**Stated goal**
Repeat only what lies from the line with "Write the TikZ code for this diagram." to the line with "(4,3.5) -- (877,3.5);", those two lines included, exactly as it stands; omit any images.

**Data to use**
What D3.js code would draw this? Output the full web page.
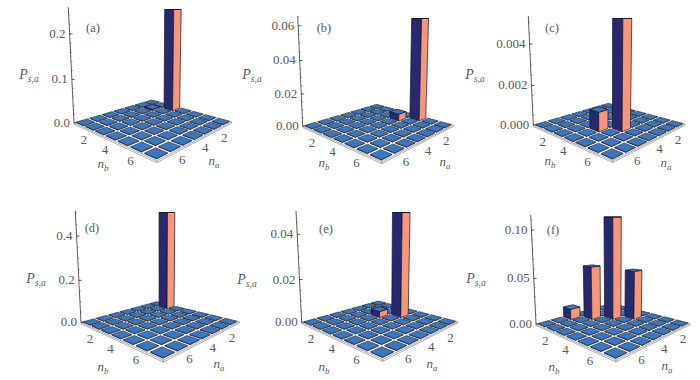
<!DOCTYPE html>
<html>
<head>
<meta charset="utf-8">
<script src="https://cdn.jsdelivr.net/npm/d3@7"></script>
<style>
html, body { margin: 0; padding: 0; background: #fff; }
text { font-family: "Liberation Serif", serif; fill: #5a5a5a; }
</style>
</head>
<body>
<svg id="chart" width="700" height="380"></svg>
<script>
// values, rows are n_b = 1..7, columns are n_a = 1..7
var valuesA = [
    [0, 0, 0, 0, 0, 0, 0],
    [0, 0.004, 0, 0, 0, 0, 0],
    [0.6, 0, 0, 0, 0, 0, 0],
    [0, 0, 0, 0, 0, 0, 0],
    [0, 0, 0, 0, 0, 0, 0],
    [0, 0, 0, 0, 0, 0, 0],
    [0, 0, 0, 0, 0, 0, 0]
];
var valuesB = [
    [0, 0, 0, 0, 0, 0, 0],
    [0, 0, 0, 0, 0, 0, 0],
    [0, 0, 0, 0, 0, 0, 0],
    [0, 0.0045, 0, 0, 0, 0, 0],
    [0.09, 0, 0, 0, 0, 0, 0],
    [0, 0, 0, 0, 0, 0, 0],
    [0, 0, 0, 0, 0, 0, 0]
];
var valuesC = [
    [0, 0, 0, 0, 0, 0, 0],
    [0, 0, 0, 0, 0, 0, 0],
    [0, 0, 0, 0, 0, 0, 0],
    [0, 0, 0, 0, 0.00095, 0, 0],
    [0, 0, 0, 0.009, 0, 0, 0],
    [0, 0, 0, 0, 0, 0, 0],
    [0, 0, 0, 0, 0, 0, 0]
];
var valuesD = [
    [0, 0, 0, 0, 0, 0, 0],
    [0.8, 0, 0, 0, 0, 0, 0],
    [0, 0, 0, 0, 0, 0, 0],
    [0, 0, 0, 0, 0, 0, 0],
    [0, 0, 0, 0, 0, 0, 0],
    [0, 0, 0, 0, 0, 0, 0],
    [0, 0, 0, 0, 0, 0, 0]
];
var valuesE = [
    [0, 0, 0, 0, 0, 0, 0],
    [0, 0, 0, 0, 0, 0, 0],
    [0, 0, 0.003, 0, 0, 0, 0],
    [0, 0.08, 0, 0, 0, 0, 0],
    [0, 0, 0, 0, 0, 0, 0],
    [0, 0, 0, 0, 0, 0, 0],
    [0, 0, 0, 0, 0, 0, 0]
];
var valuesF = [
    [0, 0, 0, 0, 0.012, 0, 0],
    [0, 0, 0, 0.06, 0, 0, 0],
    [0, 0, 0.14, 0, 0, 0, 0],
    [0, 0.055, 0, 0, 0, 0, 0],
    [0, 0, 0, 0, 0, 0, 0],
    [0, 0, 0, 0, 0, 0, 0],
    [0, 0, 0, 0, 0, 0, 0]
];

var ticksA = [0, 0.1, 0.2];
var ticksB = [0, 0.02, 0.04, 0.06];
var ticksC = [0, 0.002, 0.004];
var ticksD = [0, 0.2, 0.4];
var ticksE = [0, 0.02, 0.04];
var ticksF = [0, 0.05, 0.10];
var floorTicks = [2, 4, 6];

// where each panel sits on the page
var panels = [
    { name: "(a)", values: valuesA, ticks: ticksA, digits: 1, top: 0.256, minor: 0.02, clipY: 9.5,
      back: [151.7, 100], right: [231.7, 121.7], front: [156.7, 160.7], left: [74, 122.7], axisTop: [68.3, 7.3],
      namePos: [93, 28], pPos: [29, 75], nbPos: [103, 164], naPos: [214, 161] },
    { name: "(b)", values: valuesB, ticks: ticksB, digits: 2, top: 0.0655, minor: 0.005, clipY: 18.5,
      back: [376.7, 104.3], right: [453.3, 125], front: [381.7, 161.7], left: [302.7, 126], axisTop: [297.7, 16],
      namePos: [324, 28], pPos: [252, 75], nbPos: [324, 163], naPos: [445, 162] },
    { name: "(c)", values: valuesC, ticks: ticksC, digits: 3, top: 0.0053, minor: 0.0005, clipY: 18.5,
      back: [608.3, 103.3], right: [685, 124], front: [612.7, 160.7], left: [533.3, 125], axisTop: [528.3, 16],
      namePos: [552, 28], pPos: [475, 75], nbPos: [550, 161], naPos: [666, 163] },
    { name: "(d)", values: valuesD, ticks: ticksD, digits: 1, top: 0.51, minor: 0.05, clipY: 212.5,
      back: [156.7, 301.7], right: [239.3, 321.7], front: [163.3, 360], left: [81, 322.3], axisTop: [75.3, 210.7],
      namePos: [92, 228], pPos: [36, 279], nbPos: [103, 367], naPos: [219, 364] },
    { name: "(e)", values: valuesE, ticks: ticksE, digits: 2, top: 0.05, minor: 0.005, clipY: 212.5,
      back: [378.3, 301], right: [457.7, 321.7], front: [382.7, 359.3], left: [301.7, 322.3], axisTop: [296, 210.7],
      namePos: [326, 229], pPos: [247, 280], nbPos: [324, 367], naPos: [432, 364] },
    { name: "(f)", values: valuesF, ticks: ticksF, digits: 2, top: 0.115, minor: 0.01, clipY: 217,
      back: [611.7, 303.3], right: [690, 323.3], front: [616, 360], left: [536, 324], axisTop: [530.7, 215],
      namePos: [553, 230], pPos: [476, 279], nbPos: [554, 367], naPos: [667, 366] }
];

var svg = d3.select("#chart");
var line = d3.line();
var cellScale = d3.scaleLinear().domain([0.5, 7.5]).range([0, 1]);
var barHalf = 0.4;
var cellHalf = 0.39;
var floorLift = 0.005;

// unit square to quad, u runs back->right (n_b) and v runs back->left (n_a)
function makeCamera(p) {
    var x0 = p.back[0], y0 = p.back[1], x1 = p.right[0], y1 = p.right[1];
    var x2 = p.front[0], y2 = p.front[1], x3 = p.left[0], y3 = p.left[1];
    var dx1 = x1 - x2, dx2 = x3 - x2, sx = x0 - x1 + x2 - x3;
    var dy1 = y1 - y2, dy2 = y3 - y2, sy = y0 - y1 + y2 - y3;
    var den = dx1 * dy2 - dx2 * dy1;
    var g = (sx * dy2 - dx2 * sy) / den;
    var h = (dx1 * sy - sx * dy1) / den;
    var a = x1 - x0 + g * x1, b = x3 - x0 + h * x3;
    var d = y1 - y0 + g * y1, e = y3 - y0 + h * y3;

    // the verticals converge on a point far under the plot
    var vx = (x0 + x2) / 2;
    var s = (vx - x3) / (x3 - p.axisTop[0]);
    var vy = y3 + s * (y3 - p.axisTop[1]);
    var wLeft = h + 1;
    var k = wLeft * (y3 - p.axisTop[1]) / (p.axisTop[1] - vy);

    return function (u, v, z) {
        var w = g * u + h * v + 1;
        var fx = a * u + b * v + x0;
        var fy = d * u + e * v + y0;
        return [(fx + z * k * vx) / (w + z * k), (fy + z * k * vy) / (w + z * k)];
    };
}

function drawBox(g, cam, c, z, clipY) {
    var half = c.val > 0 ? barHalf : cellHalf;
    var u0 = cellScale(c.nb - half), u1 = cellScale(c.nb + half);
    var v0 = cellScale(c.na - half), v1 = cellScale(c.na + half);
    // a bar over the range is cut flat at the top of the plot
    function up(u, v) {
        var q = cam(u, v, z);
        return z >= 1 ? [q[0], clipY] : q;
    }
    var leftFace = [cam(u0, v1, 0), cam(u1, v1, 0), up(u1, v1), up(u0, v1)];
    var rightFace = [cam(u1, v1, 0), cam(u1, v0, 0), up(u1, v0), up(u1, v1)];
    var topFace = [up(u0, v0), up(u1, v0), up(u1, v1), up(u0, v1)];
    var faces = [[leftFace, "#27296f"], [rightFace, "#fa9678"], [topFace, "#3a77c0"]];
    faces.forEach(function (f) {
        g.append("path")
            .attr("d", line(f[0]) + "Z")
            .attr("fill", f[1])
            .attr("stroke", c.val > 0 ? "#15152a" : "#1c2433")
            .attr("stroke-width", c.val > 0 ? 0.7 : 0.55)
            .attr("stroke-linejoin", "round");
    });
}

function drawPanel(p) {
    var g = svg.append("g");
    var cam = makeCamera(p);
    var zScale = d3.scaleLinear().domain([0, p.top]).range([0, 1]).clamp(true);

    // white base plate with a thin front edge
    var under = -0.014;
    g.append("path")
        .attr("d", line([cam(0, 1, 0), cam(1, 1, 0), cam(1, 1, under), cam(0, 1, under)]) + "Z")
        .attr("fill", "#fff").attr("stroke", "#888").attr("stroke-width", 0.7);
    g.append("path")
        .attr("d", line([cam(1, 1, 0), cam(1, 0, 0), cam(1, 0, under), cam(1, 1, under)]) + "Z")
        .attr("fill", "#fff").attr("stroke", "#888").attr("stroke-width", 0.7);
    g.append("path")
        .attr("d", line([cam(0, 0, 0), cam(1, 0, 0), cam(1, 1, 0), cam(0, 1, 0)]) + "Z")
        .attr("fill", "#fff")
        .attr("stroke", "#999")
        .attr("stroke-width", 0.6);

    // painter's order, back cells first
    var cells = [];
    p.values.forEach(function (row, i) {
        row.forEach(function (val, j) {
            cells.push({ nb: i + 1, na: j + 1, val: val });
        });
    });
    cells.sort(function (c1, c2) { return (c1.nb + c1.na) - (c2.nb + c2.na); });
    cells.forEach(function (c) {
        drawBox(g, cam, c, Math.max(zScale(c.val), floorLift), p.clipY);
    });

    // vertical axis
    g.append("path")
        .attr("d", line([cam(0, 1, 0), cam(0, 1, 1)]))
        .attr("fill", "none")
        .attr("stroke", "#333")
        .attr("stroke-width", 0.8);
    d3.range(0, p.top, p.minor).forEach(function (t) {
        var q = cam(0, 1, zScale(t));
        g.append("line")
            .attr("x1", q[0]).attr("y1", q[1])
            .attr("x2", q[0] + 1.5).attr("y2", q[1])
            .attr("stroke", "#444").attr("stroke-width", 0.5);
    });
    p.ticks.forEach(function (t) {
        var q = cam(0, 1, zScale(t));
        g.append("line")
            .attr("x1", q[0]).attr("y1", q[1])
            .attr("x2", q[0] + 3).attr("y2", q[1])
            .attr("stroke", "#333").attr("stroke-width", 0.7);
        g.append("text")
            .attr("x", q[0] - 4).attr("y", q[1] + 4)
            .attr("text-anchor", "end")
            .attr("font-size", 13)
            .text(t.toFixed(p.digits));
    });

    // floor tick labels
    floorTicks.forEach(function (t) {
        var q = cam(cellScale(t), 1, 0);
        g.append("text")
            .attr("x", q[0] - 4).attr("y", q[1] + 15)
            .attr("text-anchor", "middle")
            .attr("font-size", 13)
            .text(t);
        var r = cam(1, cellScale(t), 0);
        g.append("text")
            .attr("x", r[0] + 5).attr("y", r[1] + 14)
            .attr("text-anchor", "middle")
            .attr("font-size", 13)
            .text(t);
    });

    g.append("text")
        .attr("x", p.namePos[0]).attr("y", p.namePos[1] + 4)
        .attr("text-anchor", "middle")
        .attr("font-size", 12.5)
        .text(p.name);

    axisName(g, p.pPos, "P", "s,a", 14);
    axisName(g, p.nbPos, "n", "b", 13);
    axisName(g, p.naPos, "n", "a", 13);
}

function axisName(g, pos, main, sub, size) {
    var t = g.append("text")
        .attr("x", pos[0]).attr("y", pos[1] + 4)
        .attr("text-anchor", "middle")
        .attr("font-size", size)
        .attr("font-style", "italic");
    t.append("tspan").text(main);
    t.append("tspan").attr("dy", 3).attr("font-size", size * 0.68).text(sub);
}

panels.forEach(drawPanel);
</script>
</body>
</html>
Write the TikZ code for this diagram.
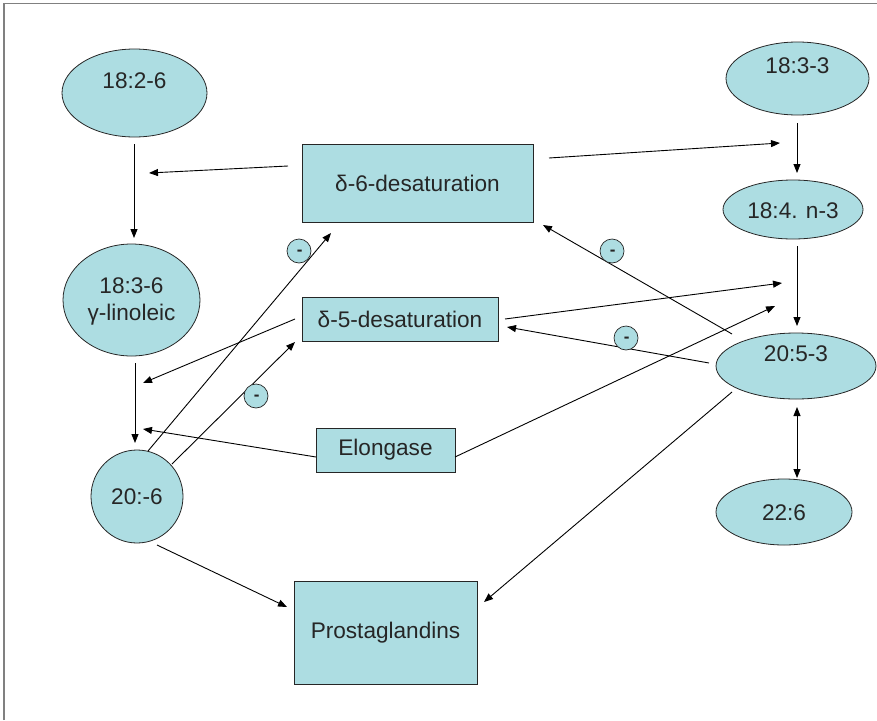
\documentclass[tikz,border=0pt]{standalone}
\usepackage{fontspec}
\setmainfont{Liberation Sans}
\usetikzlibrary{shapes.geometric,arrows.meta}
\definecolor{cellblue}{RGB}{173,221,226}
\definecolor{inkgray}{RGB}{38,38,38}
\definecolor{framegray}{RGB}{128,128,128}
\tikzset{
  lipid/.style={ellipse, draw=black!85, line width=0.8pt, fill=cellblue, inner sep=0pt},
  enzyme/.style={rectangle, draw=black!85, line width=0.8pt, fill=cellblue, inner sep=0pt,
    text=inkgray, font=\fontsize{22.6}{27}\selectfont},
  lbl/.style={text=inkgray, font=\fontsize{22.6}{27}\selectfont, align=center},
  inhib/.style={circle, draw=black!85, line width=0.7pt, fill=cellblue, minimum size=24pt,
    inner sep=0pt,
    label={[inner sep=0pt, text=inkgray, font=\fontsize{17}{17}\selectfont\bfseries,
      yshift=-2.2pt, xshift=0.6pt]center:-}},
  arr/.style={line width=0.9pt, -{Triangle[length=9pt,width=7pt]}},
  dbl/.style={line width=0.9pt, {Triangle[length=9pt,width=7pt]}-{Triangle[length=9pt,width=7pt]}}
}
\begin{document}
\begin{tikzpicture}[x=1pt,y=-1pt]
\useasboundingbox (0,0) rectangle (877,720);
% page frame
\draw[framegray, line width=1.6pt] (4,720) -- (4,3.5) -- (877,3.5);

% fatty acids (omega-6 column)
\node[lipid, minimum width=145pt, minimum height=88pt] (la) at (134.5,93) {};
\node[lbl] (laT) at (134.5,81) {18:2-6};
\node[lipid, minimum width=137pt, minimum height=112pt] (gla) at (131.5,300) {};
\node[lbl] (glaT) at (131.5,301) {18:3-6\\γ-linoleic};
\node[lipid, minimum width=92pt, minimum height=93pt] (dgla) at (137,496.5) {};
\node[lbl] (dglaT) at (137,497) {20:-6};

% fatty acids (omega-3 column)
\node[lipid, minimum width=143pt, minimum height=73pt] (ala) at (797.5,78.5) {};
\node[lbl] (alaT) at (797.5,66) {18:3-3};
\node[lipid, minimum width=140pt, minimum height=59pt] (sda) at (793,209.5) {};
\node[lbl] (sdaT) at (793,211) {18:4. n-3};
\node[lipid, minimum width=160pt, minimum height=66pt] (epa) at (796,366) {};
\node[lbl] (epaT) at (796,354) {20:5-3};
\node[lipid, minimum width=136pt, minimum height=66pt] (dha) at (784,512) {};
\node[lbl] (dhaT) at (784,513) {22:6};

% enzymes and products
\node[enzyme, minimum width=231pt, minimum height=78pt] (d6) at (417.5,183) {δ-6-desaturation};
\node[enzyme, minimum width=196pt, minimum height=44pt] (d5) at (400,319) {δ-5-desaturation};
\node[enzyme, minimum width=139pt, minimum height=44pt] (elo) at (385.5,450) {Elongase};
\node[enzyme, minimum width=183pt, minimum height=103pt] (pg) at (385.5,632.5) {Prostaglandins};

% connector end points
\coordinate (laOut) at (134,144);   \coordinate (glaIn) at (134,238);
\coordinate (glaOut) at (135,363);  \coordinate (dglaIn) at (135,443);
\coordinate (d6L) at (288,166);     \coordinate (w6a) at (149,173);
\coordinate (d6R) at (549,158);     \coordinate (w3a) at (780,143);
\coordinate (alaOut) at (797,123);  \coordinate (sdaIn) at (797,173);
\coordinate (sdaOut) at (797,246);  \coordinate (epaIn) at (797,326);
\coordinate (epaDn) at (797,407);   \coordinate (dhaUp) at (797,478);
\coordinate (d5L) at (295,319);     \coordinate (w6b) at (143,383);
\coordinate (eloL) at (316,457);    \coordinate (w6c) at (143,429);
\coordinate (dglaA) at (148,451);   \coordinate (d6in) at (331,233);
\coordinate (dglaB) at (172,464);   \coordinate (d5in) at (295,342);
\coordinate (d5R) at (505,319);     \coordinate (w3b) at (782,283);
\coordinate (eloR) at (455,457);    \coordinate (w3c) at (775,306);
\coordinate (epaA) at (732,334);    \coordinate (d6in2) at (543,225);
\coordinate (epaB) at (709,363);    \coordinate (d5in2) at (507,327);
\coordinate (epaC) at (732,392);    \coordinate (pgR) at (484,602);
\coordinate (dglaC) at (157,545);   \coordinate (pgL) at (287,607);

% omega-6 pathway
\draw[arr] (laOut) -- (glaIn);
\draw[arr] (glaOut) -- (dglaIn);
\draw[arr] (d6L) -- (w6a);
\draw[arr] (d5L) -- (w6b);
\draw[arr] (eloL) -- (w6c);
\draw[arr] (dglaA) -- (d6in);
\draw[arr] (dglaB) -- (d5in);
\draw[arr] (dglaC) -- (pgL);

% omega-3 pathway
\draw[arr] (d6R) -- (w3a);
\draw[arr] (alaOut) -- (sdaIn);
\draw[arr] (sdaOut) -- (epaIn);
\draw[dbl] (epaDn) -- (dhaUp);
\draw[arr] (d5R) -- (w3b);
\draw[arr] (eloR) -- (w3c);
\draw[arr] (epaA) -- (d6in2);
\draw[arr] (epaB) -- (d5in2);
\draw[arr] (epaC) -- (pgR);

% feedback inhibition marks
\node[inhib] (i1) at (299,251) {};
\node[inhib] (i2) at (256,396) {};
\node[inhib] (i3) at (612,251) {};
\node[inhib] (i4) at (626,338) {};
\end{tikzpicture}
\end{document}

**Exercise response**
Write the TikZ code for this diagram.
\documentclass[tikz,border=0pt]{standalone}
\usepackage{fontspec}
\setmainfont{Liberation Sans}
\usetikzlibrary{shapes.geometric,arrows.meta}
\definecolor{cellblue}{RGB}{173,221,226}
\definecolor{inkgray}{RGB}{38,38,38}
\definecolor{framegray}{RGB}{128,128,128}
\tikzset{
  lipid/.style={ellipse, draw=black!85, line width=0.8pt, fill=cellblue, inner sep=0pt},
  enzyme/.style={rectangle, draw=black!85, line width=0.8pt, fill=cellblue, inner sep=0pt,
    text=inkgray, font=\fontsize{22.6}{27}\selectfont},
  lbl/.style={text=inkgray, font=\fontsize{22.6}{27}\selectfont, align=center},
  inhib/.style={circle, draw=black!85, line width=0.7pt, fill=cellblue, minimum size=24pt,
    inner sep=0pt,
    label={[inner sep=0pt, text=inkgray, font=\fontsize{17}{17}\selectfont\bfseries,
      yshift=-2.2pt, xshift=0.6pt]center:-}},
  arr/.style={line width=0.9pt, -{Triangle[length=9pt,width=7pt]}},
  dbl/.style={line width=0.9pt, {Triangle[length=9pt,width=7pt]}-{Triangle[length=9pt,width=7pt]}}
}
\begin{document}
\begin{tikzpicture}[x=1pt,y=-1pt]
\useasboundingbox (0,0) rectangle (877,720);
% page frame
\draw[framegray, line width=1.6pt] (4,720) -- (4,3.5) -- (877,3.5);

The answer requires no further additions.